Charo González Arias / Manuela, una salvadoreña pobre y madre de dos hijos, acudió al hospital cuando se le presentó una hemorragia en el primer trimestre del embarazo pero el personal médico, lejos de atenderla, la acusó de practicarse un aborto, siendo condenada a treinta años de cárcel. A los pocos meses de la sentencia falleció a causa del cáncer linfático que padecía sin haber recibido tratamiento médico, a pesar de que desde que acudió al hospital con bultos alrededor del cuello y sangrado el cáncer estaba en estado avanzado, lo que casi con toda seguridad le provocó la pérdida del embarazo. En su país el aborto está prohibido en todos los casos. Mainumby es de Paraguay, tiene diez años, está embarazada tras la violación de su padrastro y su vida corre peligro dada su corta edad y desarrollo incompleto del útero, además de padecer desnutrición y anemia. Aunque en ese país la legislación permite abortar en caso de riesgo para la vida de la madre, a la fecha ninguna autoridad judicial ha accedido a la solicitud del equipo médico. Lo que sí hicieron los jueces con anterioridad fue archivar la denuncia que interpuso la madre de la menor ante las sospechas de violación y ahora, tras conocerse el embarazo, meterla en la cárcel por complicidad en el delito, mientras su expareja sigue en paradero desconocido. En Perú grupos de activistas están tratando de reabrir el caso previamente archivado de las esterilizaciones forzadas a 300.000 mujeres indígenas, la mayoría quechuas, por orden de Alberto Fujimori en los años noventa. El plan gubernamental formaba parte de una política sanitaria con fines claramente eugenésicos que contó con financiamiento del Gobierno de Estados Unidos y de la propia ONU.

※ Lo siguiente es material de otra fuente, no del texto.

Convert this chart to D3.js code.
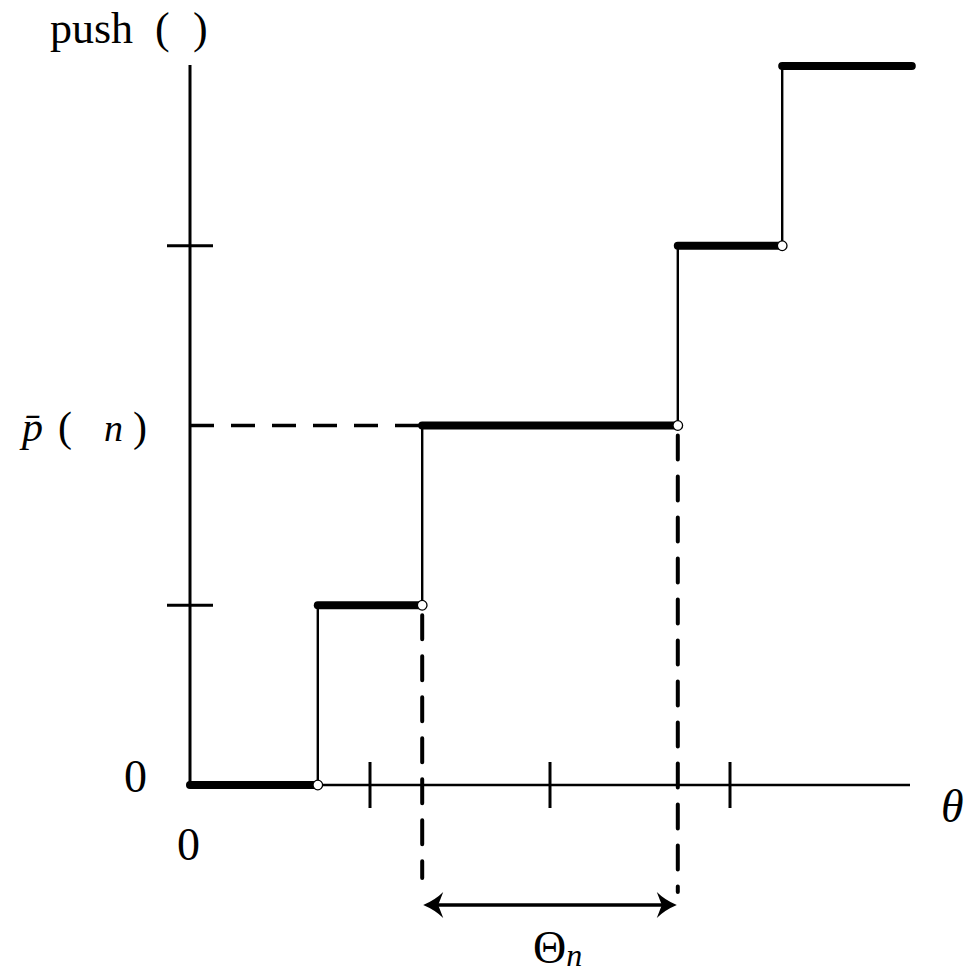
<!DOCTYPE html>
<html>
<head>
<meta charset="utf-8">
<script src="https://cdn.jsdelivr.net/npm/d3@7"></script>
<style>
  html, body { margin: 0; padding: 0; background: #fff; }
  svg { display: block; }
  text { font-family: "Liberation Serif", "Times New Roman", serif; fill: #000; }
</style>
</head>
<body>
<div id="chart"></div>
<script>
// step function values (theta units, level units)
const breaks = [0.71, 1.29, 2.71, 3.29];
const levels = [0, 1, 2, 3, 4];
const xTicks = [1, 2, 3];
const yTicks = [1, 3];
const pbarLevel = 2;
const thetaSpan = [1.29, 2.71];

const W = 970, H = 974;

const x = d3.scaleLinear().domain([0, 4]).range([190, 910]);
const y = d3.scaleLinear().domain([0, 4]).range([785, 66]);

const svg = d3.select('#chart').append('svg')
  .attr('width', W)
  .attr('height', H);

// build step segments
const edges = [0, ...breaks, 4.01];
const steps = levels.map((lv, i) => ({ x0: edges[i], x1: edges[i + 1], level: lv }));

// axes
svg.append('line')
  .attr('x1', x(0)).attr('x2', x(4))
  .attr('y1', y(0)).attr('y2', y(0))
  .attr('stroke', '#000').attr('stroke-width', 2.5);

svg.append('line')
  .attr('x1', x(0)).attr('x2', x(0))
  .attr('y1', y(0)).attr('y2', y(4) - 1)
  .attr('stroke', '#000').attr('stroke-width', 3);

svg.selectAll('line.xtick').data(xTicks).enter().append('line')
  .attr('class', 'xtick')
  .attr('x1', d => x(d)).attr('x2', d => x(d))
  .attr('y1', y(0) - 23).attr('y2', y(0) + 23)
  .attr('stroke', '#000').attr('stroke-width', 3);

svg.selectAll('line.ytick').data(yTicks).enter().append('line')
  .attr('class', 'ytick')
  .attr('x1', x(0) - 23).attr('x2', x(0) + 23)
  .attr('y1', d => y(d)).attr('y2', d => y(d))
  .attr('stroke', '#000').attr('stroke-width', 3);

// dashed guides
const dash = '24,17';
svg.append('line')
  .attr('x1', x(0)).attr('x2', x(thetaSpan[0]))
  .attr('y1', y(pbarLevel)).attr('y2', y(pbarLevel))
  .attr('stroke', '#000').attr('stroke-width', 3.5)
  .attr('stroke-dasharray', dash);

svg.append('line')
  .attr('x1', x(thetaSpan[0])).attr('x2', x(thetaSpan[0]))
  .attr('y1', y(1) + 10).attr('y2', 878)
  .attr('stroke', '#000').attr('stroke-width', 4)
  .attr('stroke-dasharray', dash)
  .attr('stroke-linecap', 'round');

svg.append('line')
  .attr('x1', x(thetaSpan[1])).attr('x2', x(thetaSpan[1]))
  .attr('y1', y(pbarLevel) + 10).attr('y2', 892)
  .attr('stroke', '#000').attr('stroke-width', 4)
  .attr('stroke-dasharray', dash)
  .attr('stroke-linecap', 'round');

// vertical risers
svg.selectAll('line.riser').data(breaks).enter().append('line')
  .attr('class', 'riser')
  .attr('x1', d => x(d)).attr('x2', d => x(d))
  .attr('y1', (d, i) => y(levels[i])).attr('y2', (d, i) => y(levels[i + 1]))
  .attr('stroke', '#000').attr('stroke-width', 2.4);

// thick step segments
svg.selectAll('line.step').data(steps).enter().append('line')
  .attr('class', 'step')
  .attr('x1', d => x(d.x0)).attr('x2', d => x(d.x1))
  .attr('y1', d => y(d.level)).attr('y2', d => y(d.level))
  .attr('stroke', '#000').attr('stroke-width', 8)
  .attr('stroke-linecap', 'round');

// open endpoints
svg.selectAll('circle.open').data(breaks).enter().append('circle')
  .attr('class', 'open')
  .attr('cx', d => x(d))
  .attr('cy', (d, i) => y(levels[i]))
  .attr('r', 4.8)
  .attr('fill', '#fff')
  .attr('stroke', '#000').attr('stroke-width', 1.3);

// double-headed arrow
const ay = 905;
const ax0 = x(thetaSpan[0]) + 1, ax1 = x(thetaSpan[1]) - 1;
svg.append('line')
  .attr('x1', ax0 + 10).attr('x2', ax1 - 10)
  .attr('y1', ay).attr('y2', ay)
  .attr('stroke', '#000').attr('stroke-width', 3.5);

const head = (tip, dir) => {
  const p = d3.path();
  p.moveTo(tip, ay);
  p.quadraticCurveTo(tip + dir * 12, ay - 5, tip + dir * 20, ay - 13);
  p.lineTo(tip + dir * 15, ay);
  p.lineTo(tip + dir * 20, ay + 13);
  p.quadraticCurveTo(tip + dir * 12, ay + 5, tip, ay);
  p.closePath();
  return p.toString();
};
svg.append('path').attr('d', head(ax0, 1)).attr('fill', '#000');
svg.append('path').attr('d', head(ax1, -1)).attr('fill', '#000');

// labels
const yTitle = svg.append('text').attr('x', 50).attr('y', 43).style('font-size', '44px');
yTitle.append('tspan').text('push');
yTitle.append('tspan').attr('x', 155).text('(');
yTitle.append('tspan').attr('x', 193).text(')');

const pl = svg.append('text').attr('x', 22).attr('y', 441).style('font-size', '42px');
pl.append('tspan').style('font-style', 'italic').text('p\u0304');
pl.append('tspan').attr('x', 58).text('(');
pl.append('tspan').attr('x', 104).style('font-style', 'italic').style('font-size', '38px').text('n');
pl.append('tspan').attr('x', 133).text(')');

svg.append('text').attr('x', 124).attr('y', 792).style('font-size', '46px').text('0');
svg.append('text').attr('x', 177).attr('y', 860).style('font-size', '46px').text('0');

svg.append('text').attr('x', 941).attr('y', 822)
  .style('font-size', '46px').style('font-style', 'italic').text('\u03b8');

const tl = svg.append('text').attr('x', 533).attr('y', 963).style('font-size', '46px');
tl.append('tspan').text('\u0398');
tl.append('tspan').attr('dy', 3).style('font-style', 'italic').style('font-size', '32px').text('n');
</script>
</body>
</html>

No sé si Foucault tenía en mente este tipo de ejemplos cuando utilizó por primera vez en los años setenta el término biopolítica, en referencia al mecanismo de control social por parte del Estado a través de la gestión política sobre los cuerpos, una forma de gobernabilidad de la población a través de la administración de sus vidas. Como plantea Javier Ugarte, tras el tránsito del “dejar vivir o hacer morir” de la Edad Antigua y Media, al más moderno “hacer vivir, dejar morir”, la selección de la población se puede desarrollar ahora sin derramamiento de sangre. Y parece que en ese tipo de gestión pública los cuerpos de las mujeres han representado lugares privilegiados para el despliegue de técnicas de poder. Antaño con la quema de brujas como dice Silvia Federici, hoy mediante la “desaparición” demográfica de 200 millones de mujeres de acuerdo con el premio nobel de economía Amartya Sen. Pero desafortunadamente sus cuerpos no son el único campo de batalla. Las reiteradas tragedias en las costas mediterráneas han acabado con la vida de decenas de miles de migrantes en los últimos años, mientras Europa refuerza sus fronteras y endurece las leyes migratorias. En Estados Unidos policías blancos asesinan personas negras con total impunidad, en una versión moderna del Ku Klux Klan, mientras la Border Patrol hace lo propio disparando por la espalda a migrantes mexicanos indocumentados. Las hambrunas y sequías persisten inexplicables en tiempos de abundancia y derroche en el Norte, acabando con la vida en el Sur. Y México continúa buscando a los 43 estudiantes desaparecidos con la complicidad del Estado desde el año pasado, mientras el mundo se desangra en guerras de alta y baja intensidad, civiles, preventivas, nacionalistas, genocidas, pero todas con alto poder letal.
Tal vez el primero que tuvo una idea biopolítica fue el genial escritor irlandés Jonathan Swift, cuando en el siglo XVIII planteaba irónicamente una solución para acabar a la vez con la pobreza y con el hambre: que los terratenientes se comieran a los hijos de los campesinos pobres que no podían pagar la renta de las tierras. Aunque el panorama internacional no parece muy halagüeño, confiemos en que el nuevo escenario político nacional que se dibuja en el país contribuya a transformar la biopolítica en bioética.